**Work to be completed**:
Reproduce nothing but the lines from the start of the material through the line that includes "const y = d3.scaleLinear().domain([-0.1, 1.1]).range([B, T]);", both ends included, and omit every picture.
-- Start --
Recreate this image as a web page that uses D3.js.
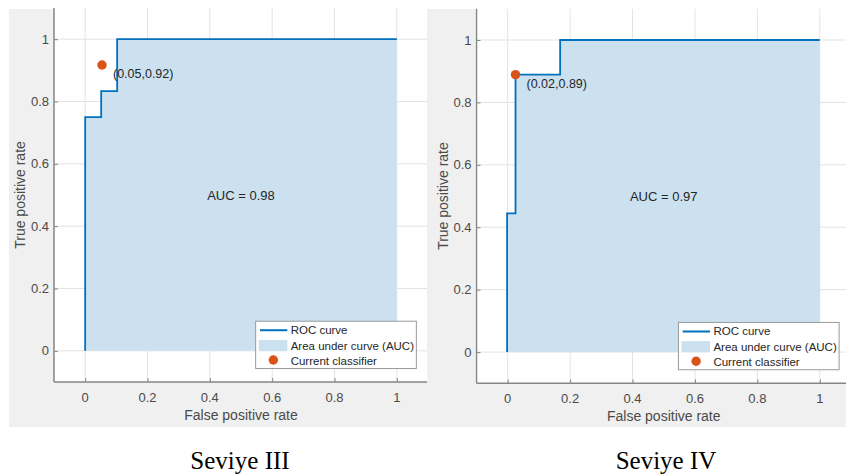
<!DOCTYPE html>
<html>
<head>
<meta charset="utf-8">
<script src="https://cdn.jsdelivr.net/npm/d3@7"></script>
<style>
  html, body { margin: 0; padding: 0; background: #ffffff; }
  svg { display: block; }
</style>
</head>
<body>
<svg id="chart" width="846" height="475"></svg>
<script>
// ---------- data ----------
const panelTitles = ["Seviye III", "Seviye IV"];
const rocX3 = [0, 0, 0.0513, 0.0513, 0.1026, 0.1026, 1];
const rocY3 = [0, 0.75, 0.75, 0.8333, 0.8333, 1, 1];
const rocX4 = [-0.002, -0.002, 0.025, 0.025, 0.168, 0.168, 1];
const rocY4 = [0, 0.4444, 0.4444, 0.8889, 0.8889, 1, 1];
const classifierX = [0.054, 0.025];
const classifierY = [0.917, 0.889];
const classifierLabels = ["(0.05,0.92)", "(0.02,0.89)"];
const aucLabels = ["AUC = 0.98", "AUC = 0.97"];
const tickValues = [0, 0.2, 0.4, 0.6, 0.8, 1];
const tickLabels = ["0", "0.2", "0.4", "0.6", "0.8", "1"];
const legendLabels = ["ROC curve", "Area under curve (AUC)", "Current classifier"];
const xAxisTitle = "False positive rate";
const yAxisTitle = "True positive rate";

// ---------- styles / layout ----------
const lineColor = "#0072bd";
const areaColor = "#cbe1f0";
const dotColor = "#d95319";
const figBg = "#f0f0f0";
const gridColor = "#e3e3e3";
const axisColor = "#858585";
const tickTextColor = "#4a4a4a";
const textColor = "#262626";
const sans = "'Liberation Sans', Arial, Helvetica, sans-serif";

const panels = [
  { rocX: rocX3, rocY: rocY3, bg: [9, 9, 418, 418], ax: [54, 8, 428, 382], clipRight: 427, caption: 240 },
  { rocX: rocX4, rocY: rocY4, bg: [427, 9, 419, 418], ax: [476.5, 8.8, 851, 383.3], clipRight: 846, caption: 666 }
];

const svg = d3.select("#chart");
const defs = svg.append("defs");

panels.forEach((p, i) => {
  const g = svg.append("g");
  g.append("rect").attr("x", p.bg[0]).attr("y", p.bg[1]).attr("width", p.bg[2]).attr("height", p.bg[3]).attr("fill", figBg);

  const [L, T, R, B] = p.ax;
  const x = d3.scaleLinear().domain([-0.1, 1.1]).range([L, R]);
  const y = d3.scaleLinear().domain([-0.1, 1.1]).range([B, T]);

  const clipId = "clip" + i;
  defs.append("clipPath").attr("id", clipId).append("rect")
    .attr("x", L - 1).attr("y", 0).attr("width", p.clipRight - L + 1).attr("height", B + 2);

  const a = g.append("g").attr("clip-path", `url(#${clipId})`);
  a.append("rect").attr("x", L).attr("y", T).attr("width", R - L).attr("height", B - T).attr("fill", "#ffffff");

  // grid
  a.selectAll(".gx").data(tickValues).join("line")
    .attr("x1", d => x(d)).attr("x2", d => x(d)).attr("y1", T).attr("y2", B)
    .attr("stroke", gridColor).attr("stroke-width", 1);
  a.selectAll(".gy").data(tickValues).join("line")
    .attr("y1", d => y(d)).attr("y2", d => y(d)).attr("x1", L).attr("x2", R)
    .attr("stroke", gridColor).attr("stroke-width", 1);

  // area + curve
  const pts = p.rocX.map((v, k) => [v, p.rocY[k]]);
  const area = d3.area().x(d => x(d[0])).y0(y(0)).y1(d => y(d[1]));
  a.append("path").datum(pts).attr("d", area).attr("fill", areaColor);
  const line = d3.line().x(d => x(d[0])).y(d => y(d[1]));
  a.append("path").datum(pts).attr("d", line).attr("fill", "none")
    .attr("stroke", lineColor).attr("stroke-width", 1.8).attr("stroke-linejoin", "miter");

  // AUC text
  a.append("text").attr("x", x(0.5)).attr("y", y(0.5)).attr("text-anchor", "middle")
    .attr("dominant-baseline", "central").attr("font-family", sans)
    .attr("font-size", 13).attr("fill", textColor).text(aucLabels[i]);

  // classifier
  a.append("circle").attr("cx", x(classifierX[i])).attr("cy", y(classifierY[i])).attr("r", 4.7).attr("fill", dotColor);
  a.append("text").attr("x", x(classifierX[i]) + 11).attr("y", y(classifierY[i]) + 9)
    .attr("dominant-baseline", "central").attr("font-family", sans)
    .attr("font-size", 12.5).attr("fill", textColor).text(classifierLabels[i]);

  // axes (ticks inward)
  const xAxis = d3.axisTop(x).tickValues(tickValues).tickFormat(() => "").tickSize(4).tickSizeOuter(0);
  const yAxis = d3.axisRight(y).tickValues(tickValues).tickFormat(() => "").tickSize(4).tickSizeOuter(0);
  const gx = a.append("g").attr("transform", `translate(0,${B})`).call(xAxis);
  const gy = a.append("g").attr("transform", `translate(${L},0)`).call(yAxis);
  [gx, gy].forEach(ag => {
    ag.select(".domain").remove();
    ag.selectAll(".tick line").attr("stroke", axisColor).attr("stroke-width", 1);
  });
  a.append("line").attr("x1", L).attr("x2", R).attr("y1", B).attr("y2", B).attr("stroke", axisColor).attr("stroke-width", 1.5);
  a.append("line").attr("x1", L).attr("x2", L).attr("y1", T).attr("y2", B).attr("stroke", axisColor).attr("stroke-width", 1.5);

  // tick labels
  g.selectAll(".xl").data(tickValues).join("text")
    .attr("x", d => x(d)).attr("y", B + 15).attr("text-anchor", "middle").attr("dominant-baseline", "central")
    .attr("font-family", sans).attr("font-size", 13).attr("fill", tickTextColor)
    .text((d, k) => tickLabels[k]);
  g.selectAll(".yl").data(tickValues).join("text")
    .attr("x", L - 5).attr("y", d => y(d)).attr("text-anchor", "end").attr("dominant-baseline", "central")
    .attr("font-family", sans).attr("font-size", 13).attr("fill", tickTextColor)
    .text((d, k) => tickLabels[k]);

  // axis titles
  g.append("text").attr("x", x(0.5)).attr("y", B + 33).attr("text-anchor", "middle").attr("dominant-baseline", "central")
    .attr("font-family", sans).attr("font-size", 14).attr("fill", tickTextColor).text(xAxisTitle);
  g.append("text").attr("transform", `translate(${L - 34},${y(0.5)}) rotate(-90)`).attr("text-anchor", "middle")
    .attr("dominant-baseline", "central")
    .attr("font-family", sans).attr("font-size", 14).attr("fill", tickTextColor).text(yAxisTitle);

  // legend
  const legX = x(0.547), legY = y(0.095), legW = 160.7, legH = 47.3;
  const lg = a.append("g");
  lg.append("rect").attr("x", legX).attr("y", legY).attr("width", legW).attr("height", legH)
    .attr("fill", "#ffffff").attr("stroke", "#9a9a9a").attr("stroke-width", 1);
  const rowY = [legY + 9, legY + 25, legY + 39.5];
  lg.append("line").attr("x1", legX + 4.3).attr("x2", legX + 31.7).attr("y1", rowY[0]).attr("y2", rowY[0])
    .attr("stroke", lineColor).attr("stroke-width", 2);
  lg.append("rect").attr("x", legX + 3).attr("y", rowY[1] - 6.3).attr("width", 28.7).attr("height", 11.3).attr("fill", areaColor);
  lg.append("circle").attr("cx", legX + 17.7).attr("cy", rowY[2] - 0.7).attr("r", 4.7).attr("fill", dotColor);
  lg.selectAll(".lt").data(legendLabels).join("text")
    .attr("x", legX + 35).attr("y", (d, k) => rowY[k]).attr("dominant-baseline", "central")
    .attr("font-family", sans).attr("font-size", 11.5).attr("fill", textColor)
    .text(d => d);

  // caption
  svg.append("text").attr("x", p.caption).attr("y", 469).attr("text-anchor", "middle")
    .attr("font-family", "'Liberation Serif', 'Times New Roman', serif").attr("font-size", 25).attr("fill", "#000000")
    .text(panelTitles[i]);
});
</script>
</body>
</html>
-- End --
**Answer for the task**:
Recreate this image as a web page that uses D3.js.
<!DOCTYPE html>
<html>
<head>
<meta charset="utf-8">
<script src="https://cdn.jsdelivr.net/npm/d3@7"></script>
<style>
  html, body { margin: 0; padding: 0; background: #ffffff; }
  svg { display: block; }
</style>
</head>
<body>
<svg id="chart" width="846" height="475"></svg>
<script>
// ---------- data ----------
const panelTitles = ["Seviye III", "Seviye IV"];
const rocX3 = [0, 0, 0.0513, 0.0513, 0.1026, 0.1026, 1];
const rocY3 = [0, 0.75, 0.75, 0.8333, 0.8333, 1, 1];
const rocX4 = [-0.002, -0.002, 0.025, 0.025, 0.168, 0.168, 1];
const rocY4 = [0, 0.4444, 0.4444, 0.8889, 0.8889, 1, 1];
const classifierX = [0.054, 0.025];
const classifierY = [0.917, 0.889];
const classifierLabels = ["(0.05,0.92)", "(0.02,0.89)"];
const aucLabels = ["AUC = 0.98", "AUC = 0.97"];
const tickValues = [0, 0.2, 0.4, 0.6, 0.8, 1];
const tickLabels = ["0", "0.2", "0.4", "0.6", "0.8", "1"];
const legendLabels = ["ROC curve", "Area under curve (AUC)", "Current classifier"];
const xAxisTitle = "False positive rate";
const yAxisTitle = "True positive rate";

// ---------- styles / layout ----------
const lineColor = "#0072bd";
const areaColor = "#cbe1f0";
const dotColor = "#d95319";
const figBg = "#f0f0f0";
const gridColor = "#e3e3e3";
const axisColor = "#858585";
const tickTextColor = "#4a4a4a";
const textColor = "#262626";
const sans = "'Liberation Sans', Arial, Helvetica, sans-serif";

const panels = [
  { rocX: rocX3, rocY: rocY3, bg: [9, 9, 418, 418], ax: [54, 8, 428, 382], clipRight: 427, caption: 240 },
  { rocX: rocX4, rocY: rocY4, bg: [427, 9, 419, 418], ax: [476.5, 8.8, 851, 383.3], clipRight: 846, caption: 666 }
];

const svg = d3.select("#chart");
const defs = svg.append("defs");

panels.forEach((p, i) => {
  const g = svg.append("g");
  g.append("rect").attr("x", p.bg[0]).attr("y", p.bg[1]).attr("width", p.bg[2]).attr("height", p.bg[3]).attr("fill", figBg);

  const [L, T, R, B] = p.ax;
  const x = d3.scaleLinear().domain([-0.1, 1.1]).range([L, R]);
  const y = d3.scaleLinear().domain([-0.1, 1.1]).range([B, T]);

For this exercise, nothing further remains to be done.